## Begin SUPPLIED DATA

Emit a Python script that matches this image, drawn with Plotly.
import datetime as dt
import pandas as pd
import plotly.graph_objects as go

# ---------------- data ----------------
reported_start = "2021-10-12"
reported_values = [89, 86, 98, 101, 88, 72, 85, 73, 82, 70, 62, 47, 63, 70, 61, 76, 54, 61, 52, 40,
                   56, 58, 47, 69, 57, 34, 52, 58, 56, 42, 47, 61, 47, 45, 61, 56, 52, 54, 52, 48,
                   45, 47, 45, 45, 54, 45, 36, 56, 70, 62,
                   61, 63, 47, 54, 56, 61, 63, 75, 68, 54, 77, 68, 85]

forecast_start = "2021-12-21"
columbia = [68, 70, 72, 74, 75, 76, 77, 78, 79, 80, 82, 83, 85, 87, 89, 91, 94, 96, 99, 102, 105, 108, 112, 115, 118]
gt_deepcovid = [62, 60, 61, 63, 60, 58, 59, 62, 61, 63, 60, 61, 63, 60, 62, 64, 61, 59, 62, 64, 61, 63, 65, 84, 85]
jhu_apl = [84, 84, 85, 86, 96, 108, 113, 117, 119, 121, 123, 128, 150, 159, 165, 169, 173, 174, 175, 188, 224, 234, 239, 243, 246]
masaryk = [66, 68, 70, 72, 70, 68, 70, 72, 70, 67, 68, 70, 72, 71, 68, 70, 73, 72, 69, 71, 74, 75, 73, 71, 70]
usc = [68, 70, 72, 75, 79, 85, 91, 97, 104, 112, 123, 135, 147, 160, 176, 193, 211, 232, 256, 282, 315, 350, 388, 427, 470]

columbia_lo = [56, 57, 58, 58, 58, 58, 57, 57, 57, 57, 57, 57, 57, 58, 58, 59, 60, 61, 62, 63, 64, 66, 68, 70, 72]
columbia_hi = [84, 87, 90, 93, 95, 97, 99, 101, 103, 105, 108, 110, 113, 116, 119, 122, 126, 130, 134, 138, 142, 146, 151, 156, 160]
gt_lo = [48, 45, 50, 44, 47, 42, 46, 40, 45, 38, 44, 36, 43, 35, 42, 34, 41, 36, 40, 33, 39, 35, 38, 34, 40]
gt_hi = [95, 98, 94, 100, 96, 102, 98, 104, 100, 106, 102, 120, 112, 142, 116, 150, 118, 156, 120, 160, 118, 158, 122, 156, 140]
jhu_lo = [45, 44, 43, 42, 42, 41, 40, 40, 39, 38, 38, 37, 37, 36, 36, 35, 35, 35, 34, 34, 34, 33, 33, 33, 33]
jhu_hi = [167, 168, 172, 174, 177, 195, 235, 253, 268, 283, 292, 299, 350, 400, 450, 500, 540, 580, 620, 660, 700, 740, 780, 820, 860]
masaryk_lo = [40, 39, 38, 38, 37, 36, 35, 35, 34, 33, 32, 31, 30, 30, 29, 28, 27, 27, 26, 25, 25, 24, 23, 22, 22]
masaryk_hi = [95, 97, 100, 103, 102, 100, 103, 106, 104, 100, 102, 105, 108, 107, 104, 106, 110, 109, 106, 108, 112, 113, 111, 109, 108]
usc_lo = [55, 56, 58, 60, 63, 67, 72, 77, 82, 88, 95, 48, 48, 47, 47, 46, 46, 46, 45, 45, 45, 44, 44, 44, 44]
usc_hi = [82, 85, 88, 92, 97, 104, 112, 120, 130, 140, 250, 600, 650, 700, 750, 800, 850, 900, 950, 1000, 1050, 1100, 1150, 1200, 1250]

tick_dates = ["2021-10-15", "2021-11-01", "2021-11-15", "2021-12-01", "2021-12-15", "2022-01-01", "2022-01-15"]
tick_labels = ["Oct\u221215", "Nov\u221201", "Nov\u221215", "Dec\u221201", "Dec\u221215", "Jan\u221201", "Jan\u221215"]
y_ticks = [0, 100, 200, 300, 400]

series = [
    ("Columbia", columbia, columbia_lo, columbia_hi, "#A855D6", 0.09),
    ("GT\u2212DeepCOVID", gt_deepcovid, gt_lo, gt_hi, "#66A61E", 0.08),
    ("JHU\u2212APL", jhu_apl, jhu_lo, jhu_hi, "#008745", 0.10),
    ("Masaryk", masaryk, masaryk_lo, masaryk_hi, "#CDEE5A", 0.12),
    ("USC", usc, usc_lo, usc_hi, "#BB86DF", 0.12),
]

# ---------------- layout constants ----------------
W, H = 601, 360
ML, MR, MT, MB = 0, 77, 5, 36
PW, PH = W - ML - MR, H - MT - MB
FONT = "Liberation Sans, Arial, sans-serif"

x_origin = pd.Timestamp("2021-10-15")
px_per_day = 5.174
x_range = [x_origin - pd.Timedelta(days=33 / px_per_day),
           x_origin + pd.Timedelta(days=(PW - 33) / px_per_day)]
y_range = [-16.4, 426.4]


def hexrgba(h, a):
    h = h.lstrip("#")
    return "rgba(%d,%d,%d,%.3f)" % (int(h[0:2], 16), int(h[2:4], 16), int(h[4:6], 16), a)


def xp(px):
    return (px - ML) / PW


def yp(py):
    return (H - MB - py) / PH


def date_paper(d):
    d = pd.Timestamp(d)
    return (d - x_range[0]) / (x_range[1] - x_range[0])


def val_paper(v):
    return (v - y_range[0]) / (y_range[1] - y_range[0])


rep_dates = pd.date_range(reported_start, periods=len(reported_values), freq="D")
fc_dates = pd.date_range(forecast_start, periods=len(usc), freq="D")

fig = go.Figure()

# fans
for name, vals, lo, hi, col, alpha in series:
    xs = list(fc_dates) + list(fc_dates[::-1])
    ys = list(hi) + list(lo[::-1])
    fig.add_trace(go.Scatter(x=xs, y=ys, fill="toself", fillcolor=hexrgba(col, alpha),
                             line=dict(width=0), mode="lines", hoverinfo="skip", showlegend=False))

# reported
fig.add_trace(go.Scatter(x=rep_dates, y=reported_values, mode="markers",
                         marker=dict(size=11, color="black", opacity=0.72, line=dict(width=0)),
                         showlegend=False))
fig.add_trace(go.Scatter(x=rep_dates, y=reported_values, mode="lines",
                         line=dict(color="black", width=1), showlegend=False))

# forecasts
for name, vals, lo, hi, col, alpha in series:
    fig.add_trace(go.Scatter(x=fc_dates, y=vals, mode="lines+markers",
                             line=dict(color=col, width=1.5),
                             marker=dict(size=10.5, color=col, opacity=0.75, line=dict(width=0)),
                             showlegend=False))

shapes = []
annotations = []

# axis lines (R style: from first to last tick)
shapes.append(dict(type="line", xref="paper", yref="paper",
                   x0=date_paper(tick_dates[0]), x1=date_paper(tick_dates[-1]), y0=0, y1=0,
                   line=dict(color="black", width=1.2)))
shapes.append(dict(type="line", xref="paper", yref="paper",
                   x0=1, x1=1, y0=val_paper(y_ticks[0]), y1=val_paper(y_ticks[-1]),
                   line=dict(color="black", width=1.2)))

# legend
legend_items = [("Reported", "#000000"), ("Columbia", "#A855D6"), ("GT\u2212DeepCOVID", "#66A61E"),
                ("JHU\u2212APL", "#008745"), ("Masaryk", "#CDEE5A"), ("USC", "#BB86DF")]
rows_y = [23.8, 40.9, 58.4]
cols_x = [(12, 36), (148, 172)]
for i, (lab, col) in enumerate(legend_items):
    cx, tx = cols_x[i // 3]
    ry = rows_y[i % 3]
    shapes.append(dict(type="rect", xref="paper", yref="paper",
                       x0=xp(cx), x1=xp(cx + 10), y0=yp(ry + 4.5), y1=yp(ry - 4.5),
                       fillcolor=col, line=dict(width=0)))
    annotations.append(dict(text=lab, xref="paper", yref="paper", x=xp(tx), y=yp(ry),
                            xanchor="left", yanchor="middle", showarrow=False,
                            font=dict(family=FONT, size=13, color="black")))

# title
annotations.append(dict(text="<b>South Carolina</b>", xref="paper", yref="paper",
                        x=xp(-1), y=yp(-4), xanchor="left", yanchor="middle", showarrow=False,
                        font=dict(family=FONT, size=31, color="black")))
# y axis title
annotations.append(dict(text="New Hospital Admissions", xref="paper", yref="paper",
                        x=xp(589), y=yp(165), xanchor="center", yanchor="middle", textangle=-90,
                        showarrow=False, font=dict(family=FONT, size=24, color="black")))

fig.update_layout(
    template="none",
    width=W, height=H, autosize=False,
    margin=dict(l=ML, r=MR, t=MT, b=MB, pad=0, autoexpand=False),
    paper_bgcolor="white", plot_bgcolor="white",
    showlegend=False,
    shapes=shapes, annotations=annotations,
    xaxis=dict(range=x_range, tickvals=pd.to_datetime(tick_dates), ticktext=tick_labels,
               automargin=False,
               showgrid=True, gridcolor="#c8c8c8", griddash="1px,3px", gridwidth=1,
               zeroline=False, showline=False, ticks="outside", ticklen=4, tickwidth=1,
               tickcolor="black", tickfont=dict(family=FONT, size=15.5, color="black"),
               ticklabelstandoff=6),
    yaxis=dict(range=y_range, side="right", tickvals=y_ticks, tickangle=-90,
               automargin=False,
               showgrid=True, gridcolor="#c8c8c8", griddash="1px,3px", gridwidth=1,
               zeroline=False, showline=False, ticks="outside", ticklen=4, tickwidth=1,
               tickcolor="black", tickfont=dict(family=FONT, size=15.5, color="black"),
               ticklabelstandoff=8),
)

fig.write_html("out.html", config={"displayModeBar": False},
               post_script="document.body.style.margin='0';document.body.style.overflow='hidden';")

## End SUPPLIED DATA

WHAT IS NEEDED> Write out, exactly and with nothing else, the lines of the listing above from its first line through the line with "388, 427, 470]".

SOLUTION FOR THIS EXERCISE>
Emit a Python script that matches this image, drawn with Plotly.
import datetime as dt
import pandas as pd
import plotly.graph_objects as go

# ---------------- data ----------------
reported_start = "2021-10-12"
reported_values = [89, 86, 98, 101, 88, 72, 85, 73, 82, 70, 62, 47, 63, 70, 61, 76, 54, 61, 52, 40,
                   56, 58, 47, 69, 57, 34, 52, 58, 56, 42, 47, 61, 47, 45, 61, 56, 52, 54, 52, 48,
                   45, 47, 45, 45, 54, 45, 36, 56, 70, 62,
                   61, 63, 47, 54, 56, 61, 63, 75, 68, 54, 77, 68, 85]

forecast_start = "2021-12-21"
columbia = [68, 70, 72, 74, 75, 76, 77, 78, 79, 80, 82, 83, 85, 87, 89, 91, 94, 96, 99, 102, 105, 108, 112, 115, 118]
gt_deepcovid = [62, 60, 61, 63, 60, 58, 59, 62, 61, 63, 60, 61, 63, 60, 62, 64, 61, 59, 62, 64, 61, 63, 65, 84, 85]
jhu_apl = [84, 84, 85, 86, 96, 108, 113, 117, 119, 121, 123, 128, 150, 159, 165, 169, 173, 174, 175, 188, 224, 234, 239, 243, 246]
masaryk = [66, 68, 70, 72, 70, 68, 70, 72, 70, 67, 68, 70, 72, 71, 68, 70, 73, 72, 69, 71, 74, 75, 73, 71, 70]
usc = [68, 70, 72, 75, 79, 85, 91, 97, 104, 112, 123, 135, 147, 160, 176, 193, 211, 232, 256, 282, 315, 350, 388, 427, 470]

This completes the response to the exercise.